The patrol leader (lead adult staff) must also have attended a National high adventure and have done this course previously as a troop guide.

 

Why do I require a national high adventure for staff? Because they force you to run your crew as independent patrols, without outside support. Its the proving grounds for the patrol method. They are tough and anyone who completes a trek has demonstrated their ability to survive in the woods.

 

Powderhorn is no substitute. They teach high adventure options and how to deliver it to Venture scouts, not scoutcraft to scouts. This week will be chock full of knots, lashings, knives, axes, cooking, tenting, hiking, orienteering, fire building, story telling, song singing, tower building, animal tracking, first aiding, canoeing, climbing, pot cleaning, cathole digging, water pumping, bug swatting, sweating, getting dirty, getting wet, getting trained.

 

If the council can support it, yes, have multiple patrols rotating stations every day. Possible nightly roundups and competitions. The more the merrier.
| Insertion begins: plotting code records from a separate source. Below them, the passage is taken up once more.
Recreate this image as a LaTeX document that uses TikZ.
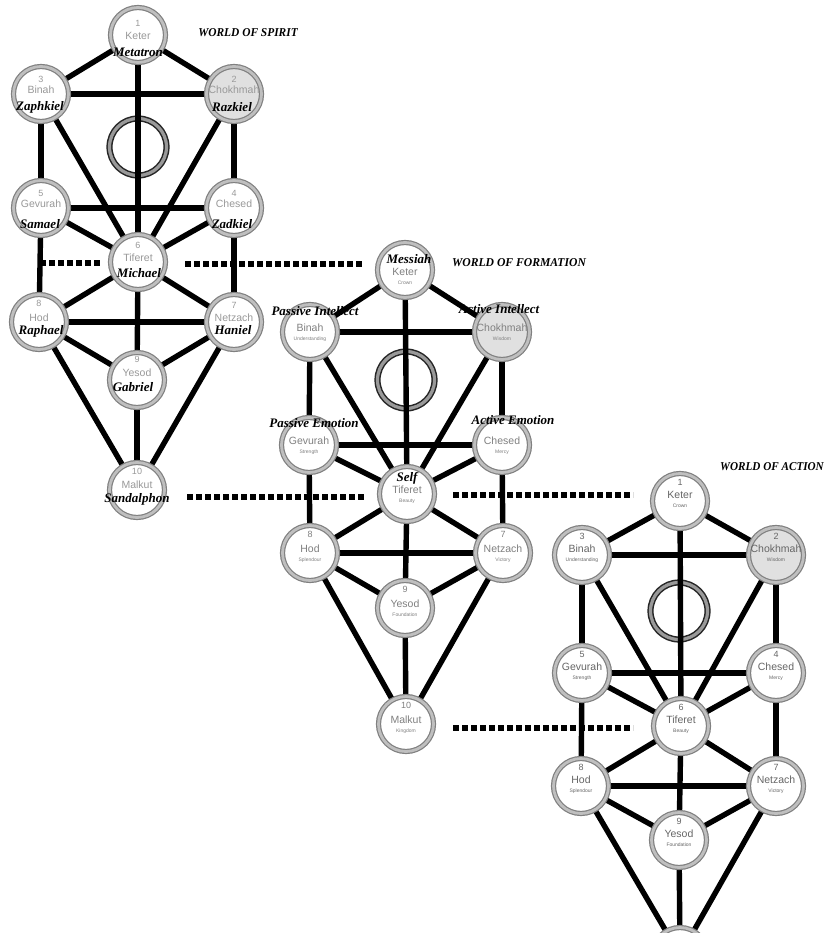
\documentclass[tikz,border=0pt]{standalone}
\usepackage{fontspec}
\setmainfont{Liberation Serif}
\setsansfont{Liberation Sans}
\usetikzlibrary{backgrounds}
\tikzset{
  sef/.style={circle, minimum size=55pt, inner sep=0pt, outer sep=0pt,
    draw=black!50, double=black!25, line width=1.2pt, double distance=2.8pt},
  daat/.style={circle, minimum size=57pt, inner sep=0pt, outer sep=0pt,
    draw=black!85, double=black!40, line width=1.5pt, double distance=3.2pt},
  conn/.style={line width=5.4pt, black},
  dotconn/.style={line width=5.4pt, black, dash pattern=on 6pt off 3pt},
  sefnum/.style={font=\sffamily\fontsize{9}{9}\selectfont, inner sep=0pt},
  sefname/.style={font=\sffamily\fontsize{10.5}{10.5}\selectfont, inner sep=0pt},
  sefeng/.style={font=\sffamily\fontsize{5}{5}\selectfont, inner sep=0pt},
  angel/.style={font=\bfseries\itshape\fontsize{13}{13}\selectfont, inner sep=0pt},
  world/.style={font=\bfseries\itshape\fontsize{12}{12}\selectfont, inner sep=0pt},
}
\newcommand\ifnonempty[2]{\if\relax\detokenize{#1}\relax\else #2\fi}
\newcommand\sefira[7]{%
  \node[sef,fill=#7] (#1) at (#2,#3) {};
  \ifnonempty{#4}{\node[sefnum,text=\sefcol] (#1n) at (#2,{#3+\numoff}) {#4};}
  \ifnonempty{#5}{\node[sefname,text=\sefcol] (#1h) at (#2,{#3+\nameoff}) {#5};}
  \ifnonempty{#6}{\node[sefeng,text=\sefcol] (#1e) at (#2,{#3+\engoff}) {#6};}
}
\newcommand\treelinks[1]{%
  \foreach \pa/\pb in {1/2,1/3,1/6,2/3,2/4,2/6,3/5,3/6,4/5,4/6,4/7,5/6,5/8,6/7,6/8,6/9,7/8,7/9,7/10,8/9,8/10,9/10}
    {\draw[conn] (#1\pa) -- (#1\pb);}
}
\begin{document}
\begin{tikzpicture}[x=1pt,y=-1pt]
\useasboundingbox (0,0) rectangle (827,933);
\begin{scope}
\clip (0,0) rectangle (827,933);

% ---------- World of Spirit ----------
\def\sefcol{black!40}\def\engoff{8}
\def\numoff{-12}\def\nameoff{1}
\sefira{a1}{138}{35}{1}{Keter}{}{white}
\def\numoff{-15}\def\nameoff{-4}
\sefira{a2}{234}{94}{2}{Chokhmah}{}{black!12}
\sefira{a3}{41}{94}{3}{Binah}{}{white}
\sefira{a4}{234}{208}{4}{Chesed}{}{white}
\sefira{a5}{41}{208}{5}{Gevurah}{}{white}
\def\numoff{-17}
\sefira{a6}{138}{262}{6}{Tiferet}{}{white}
\sefira{a7}{234}{322}{7}{Netzach}{}{white}
\def\numoff{-19}
\sefira{a8}{39}{322}{8}{Hod}{}{white}
\def\numoff{-21}\def\nameoff{-7}
\sefira{a9}{137}{380}{9}{Yesod}{}{white}
\def\numoff{-19}\def\nameoff{-5}
\sefira{a10}{137}{490}{10}{Malkut}{}{white}

% ---------- World of Formation ----------
\def\sefcol{black!50}\def\numoff{-19}\def\nameoff{2}\def\engoff{13}
\sefira{b1}{405}{270}{}{Keter}{Crown}{white}
\def\nameoff{-4}\def\engoff{7}
\sefira{b2}{502}{332}{}{Chokhmah}{Wisdom}{black!12}
\sefira{b3}{310}{332}{}{Binah}{Understanding}{white}
\sefira{b4}{502}{445}{}{Chesed}{Mercy}{white}
\sefira{b5}{309}{445}{}{Gevurah}{Strength}{white}
\sefira{b6}{407}{494}{}{Tiferet}{Beauty}{white}
\sefira{b7}{503}{553}{7}{Netzach}{Victory}{white}
\sefira{b8}{310}{553}{8}{Hod}{Splendour}{white}
\sefira{b9}{405}{608}{9}{Yesod}{Foundation}{white}
\sefira{b10}{406}{724}{10}{Malkut}{Kingdom}{white}

% ---------- World of Action ----------
\def\sefcol{black!60}\def\numoff{-19}\def\nameoff{-6}\def\engoff{5}
\sefira{c1}{680}{501}{1}{Keter}{Crown}{white}
\sefira{c2}{776}{555}{2}{Chokhmah}{Wisdom}{black!12}
\sefira{c3}{582}{555}{3}{Binah}{Understanding}{white}
\sefira{c4}{776}{673}{4}{Chesed}{Mercy}{white}
\sefira{c5}{582}{673}{5}{Gevurah}{Strength}{white}
\sefira{c6}{681}{726}{6}{Tiferet}{Beauty}{white}
\sefira{c7}{776}{786}{7}{Netzach}{Victory}{white}
\sefira{c8}{581}{786}{8}{Hod}{Splendour}{white}
\sefira{c9}{679}{840}{9}{Yesod}{Foundation}{white}
\sefira{c10}{680}{955}{}{}{}{white}
\end{scope}

% ---------- dotted link ends ----------
\coordinate (d1s) at (40,263);  \coordinate (d1e) at (102,263);
\coordinate (d2s) at (185,264); \coordinate (d2e) at (363,264);
\coordinate (d3s) at (187,497); \coordinate (d3e) at (364,497);
\coordinate (d4s) at (453,495); \coordinate (d4e) at (633,495);
\coordinate (d5s) at (453,728); \coordinate (d5e) at (633,728);

\begin{pgfonlayer}{background}
  \fill[white] (0,0) rectangle (827,933);
  \node[daat] (aD) at (138,147) {};
  \node[daat] (bD) at (406,380) {};
  \node[daat] (cD) at (679,611) {};
  \treelinks{a}
  \treelinks{b}
  \treelinks{c}
  \draw[dotconn] (d1s) -- (d1e);
  \draw[dotconn] (d2s) -- (d2e);
  \draw[dotconn] (d3s) -- (d3e);
  \draw[dotconn] (d4s) -- (d4e);
  \draw[dotconn] (d5s) -- (d5e);
\end{pgfonlayer}

% ---------- overlay names ----------
\node[angel] (metatron) at (138,52) {Metatron};
\node[angel] (zaphkiel) at (40,107) {Zaphkiel};
\node[angel] (razkiel) at (232,107) {Razkiel};
\node[angel] (samael) at (40,224) {Samael};
\node[angel] (zadkiel) at (232,224) {Zadkiel};
\node[angel] (michael) at (139,273) {Michael};
\node[angel] (raphael) at (41,331) {Raphael};
\node[angel] (haniel) at (233,330) {Haniel};
\node[angel] (gabriel) at (133,387) {Gabriel};
\node[angel] (sandalphon) at (137,499) {Sandalphon};

\node[angel] (messiah) at (409,259) {Messiah};
\node[angel] (passint) at (315,311) {Passive Intellect};
\node[angel] (actint) at (499,309) {Active Intellect};
\node[angel] (passemo) at (314,423) {Passive Emotion};
\node[angel] (actemo) at (513,420) {Active Emotion};
\node[angel] (self) at (407,478) {Self};

% ---------- headings ----------
\node[world] (wspirit) at (248,33) {\scalebox{0.95}[1]{WORLD OF SPIRIT}};
\node[world] (wformation) at (519,263) {\scalebox{0.97}[1]{WORLD OF FORMATION}};
\node[world] (waction) at (772,467) {\scalebox{0.93}[1]{WORLD OF ACTION}};
\end{tikzpicture}
\end{document}
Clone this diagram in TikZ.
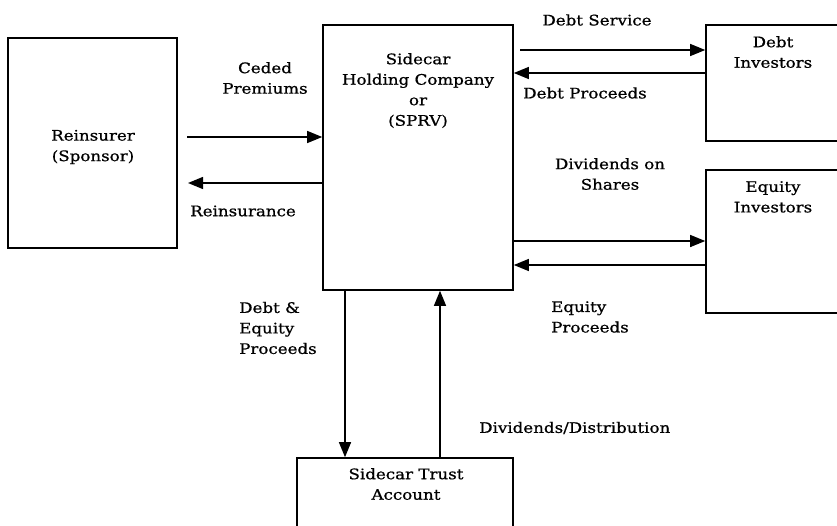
\documentclass[tikz,border=0pt]{standalone}
\usepackage{fontspec}
\setmainfont[FakeStretch=1.15, FakeBold=0.8]{DejaVu Serif}
\usetikzlibrary{arrows.meta, positioning}
\tikzset{%
	box/.style={draw, line width=1.6pt, rectangle, inner sep=0pt, align=center},
	txt/.style={inner sep=0pt, align=center, font=\fontsize{14.5}{20.5}\selectfont},
	flow/.style={line width=1.3pt, -{Triangle[length=15pt, width=12pt]}}
}
\begin{document}
\begin{tikzpicture}[x=1pt, y=-1pt]
	\useasboundingbox (0,0) rectangle (837,525);
	\node[box, minimum width=169pt, minimum height=210pt] (rein) at (92.5,143) {};
	\node[box, minimum width=190pt, minimum height=265pt] (sprv) at (418,157.5) {};
	\node[box, minimum width=144pt, minimum height=116pt] (debt) at (778,83) {};
	\node[box, minimum width=144pt, minimum height=143pt] (equity) at (778,241.5) {};
	\node[box, minimum width=216pt, minimum height=82pt] (trust) at (405,499) {};

	\node[txt] (reintxt) at (93,147) {Reinsurer\\(Sponsor)};
	\node[txt, anchor=north] (sprvtxt) at (418,53) {Sidecar\\Holding Company\\or\\(SPRV)};
	\node[txt, anchor=north] (debttxt) at (773,36) {Debt\\Investors};
	\node[txt, anchor=north] (equitytxt) at (773,181) {Equity\\Investors};
	\node[txt, anchor=north] (trusttxt) at (406,468) {Sidecar Trust\\Account};

	% flows between reinsurer and sidecar
	\coordinate (ceded) at (187,137);
	\draw[flow] (ceded) -- (sprv.west |- ceded);
	\coordinate (reins) at (188,183);
	\draw[flow] (sprv.west |- reins) -- (reins);
	\node[txt] (cededlbl) at (265,78) {Ceded\\Premiums};
	\node[txt] (reinslbl) at (243,211) {Reinsurance};

	% flows to investors
	\coordinate (service) at (520,50);
	\draw[flow] (service) -- (debt.west |- service);
	\draw[flow] (debt.west |- 0,73) -- (sprv.east |- 0,73);
	\draw[flow] (sprv.east |- 0,241) -- (equity.west |- 0,241);
	\draw[flow] (equity.west |- 0,265) -- (sprv.east |- 0,265);
	\node[txt] (servicelbl) at (597,20) {Debt Service};
	\node[txt] (proceedslbl) at (585,93) {Debt Proceeds};
	\node[txt] (divlbl) at (610,174) {Dividends on\\Shares};
	\node[txt, align=left, anchor=west] (eqproclbl) at (551,317) {Equity\\Proceeds};

	% flows to the trust account
	\draw[flow] (sprv.south -| 345,0) -- (trust.north -| 345,0);
	\draw[flow] (trust.north -| 440,0) -- (sprv.south -| 440,0);
	\node[txt, align=left, anchor=west] (deqlbl) at (239,328) {Debt \&\\Equity\\Proceeds};
	\node[txt, anchor=west] (distlbl) at (479,428) {Dividends/Distribution};
\end{tikzpicture}
\end{document}
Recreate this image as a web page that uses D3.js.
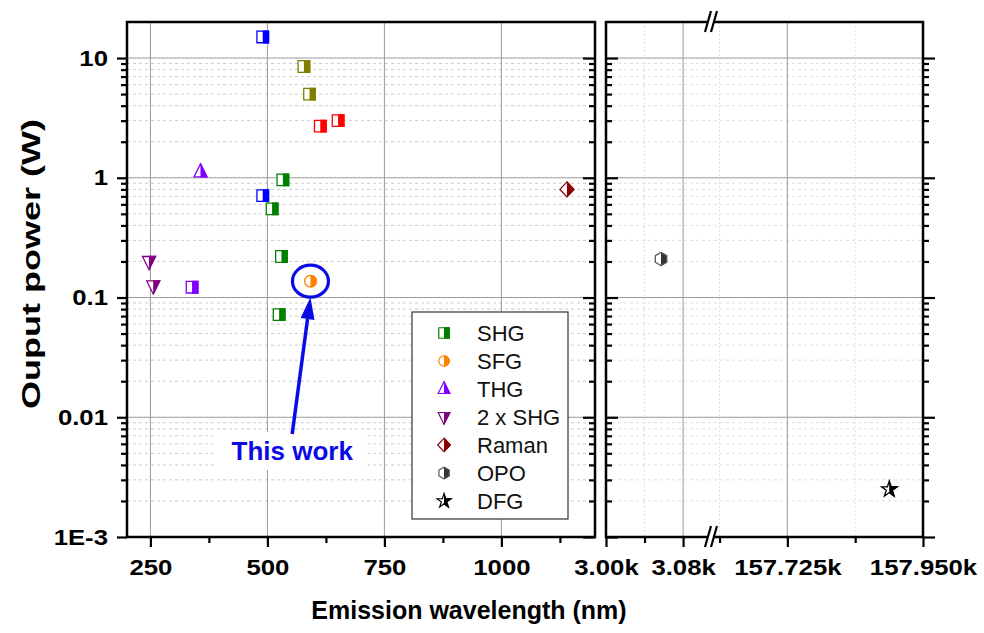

But you could do it with just one patrol too.

 

Why move them every day? Because that makes you rethink everything you carry into the wilds. If you have to pack it, haul it, unpack it every single day, you will seriously reevaluate every piece of equipment. That in turn will make you a better camper and more confident in doing more with less. This will set the tone of the course. Hubris. With your equipment, your capabilities, your environment, your patrol.

 

I think it would be great for Cub leaders to take the course, but they better not complain that what they learn won't transfer to their Tigers or Den Leaders. But they will get an idea of what real Boy Scouting should be and start their boys on the path.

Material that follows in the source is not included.